Thank you very much!
Sadly, right now it's just english, but as we get advance the model, I suspect we'll be able to plug in new corpuses (corpi?) from different languages without too much pain.
Corpora ;)... my latin college classes coming up (and also hugly absurd memories related).
Very interesting article. I have one question.
How does it cope with non-english languages? I tried it with my swedish site and got 99% on one of my pages. This result confuses me.
As Rand wrote above, right now it is working just for English, because the corpus the LDA is working with it's the english version of Wikipedia.
That doesn't mean that in the corpus cannot be swedish (or italian or any other language) words/phrases, but not in a critical mass able to offer credible %.
That means that your 99% is not to be trusted.
Intuitively, I would think that the score for content not in the corpus would be low rather than high. If unknown words raise the score, then how can you differentiate bad content (ie content with jibberish words) from good content?
I'm still confused.
First of all I advice I'm not a genious about the maths behind the LDA, but - using logic - I think that high % are logical if in the corpus there are, let say, 1.000 swedish words and the text you used for your test has quite few of them in.
Being the swedish words corpus very small, just few presence of contextually correlated words both in the corpus and the text will cause high %.
But false ones or - at least - not reliable - because 1.000 words are not a real mirrror of the sweden dictionary.
That is what I think, but surely Rand can give you a more proper answer and correct surely mine.
I for one really like that y'all are pursuing LDA modeling Rand. It's cutting edge and I look to the mozplex to be just that. Cutting edge.
I remember the rabid detractors when your original LDA post (as well as the subsequent posts) came out and while I didn't agree with their criticisms, I thought it was a class act on the part of the mozplex to allow the dialogue.
So thumbs up for being a class act :-p
Hey Rand the LDA is a POWERFUL weapon in my personal arsenal! Keep up the good work!
-Ian
dang, i just tested out my LDA score and got a 93%. Too bad I don't rank for that word. But my feeling is if I decide to begin link building again, coupled with LDA, I will have a much easier time ranking now that my site is aging. I like Rand's example of the "pianist". I think writing normally would get a higher LDA score anyway.
Thank you for this post. You did begin talking about topic modelling at Webit Expo in Bulgaria. But this is quite a nice add-in to that topic.

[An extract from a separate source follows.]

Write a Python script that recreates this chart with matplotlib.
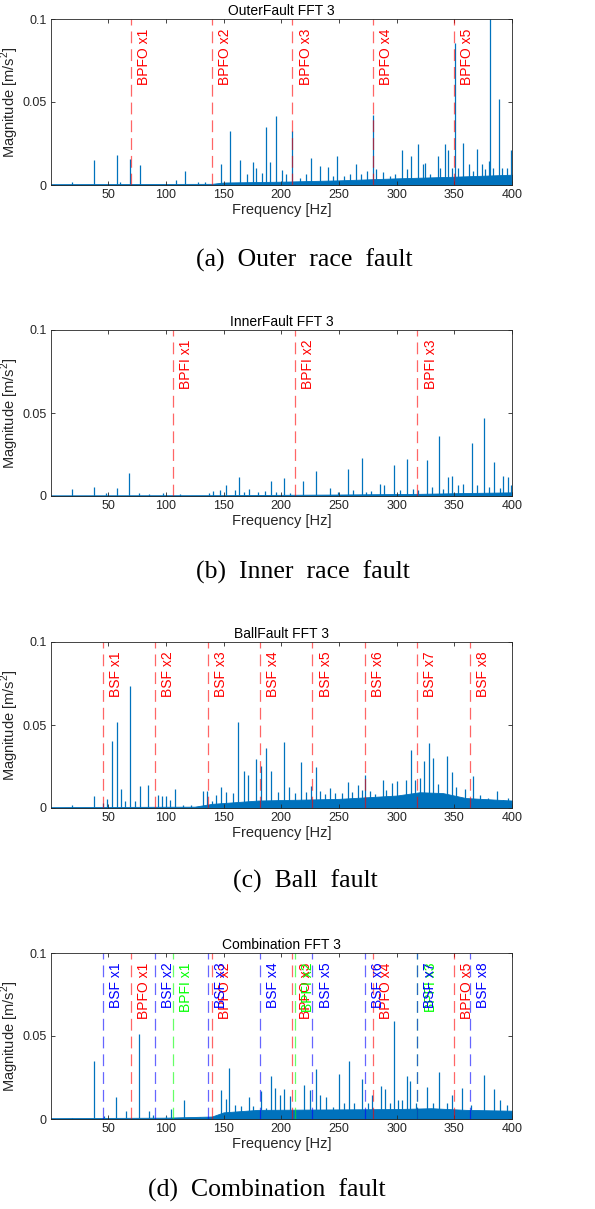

Writing content that includes related terms of the targeted keywords is simply intuitive. If search engines don't use it or put much weight on it, they most likely will in the near future. SEOmoz seems to look at the industry and say, "If search engines were searching like humans, how would they look at content and how would they organize it?"
It's this mindset that helps keep you at the top of the game. Thanks for all your hard work.
Thanks for another great tool! Keep up your awesome work (and - to add a critical note - don't neglect fixing bugs / annoyances in the existing tools over new tools and features).
Rand,
What accounts for this apparent drop in correlation?
(Sorry if I am misunderstanding the results or your post, but I didn't see a reason given.)
The earlier correlation was correct according to the tool's output, but we think there was unintentional biasing because of the way it queried Google results to check against evens/odds (I can't explain it as well as Ben can, and he's on leave for a while). However, suffice to say, we're trying to be very careful in our methodology and feel comfortable with the current data being accurate. That said, we think we can likely get a much more predictive version in the future.
The exciting part is that even with this simplistic tool and model, we're seeing numbers better than straight keyword use metrics (like TF*IDF). That would, at least, suggest that what your content says is as important or more important than your keyword usage.
Rand there is the LDA tol on Moz now?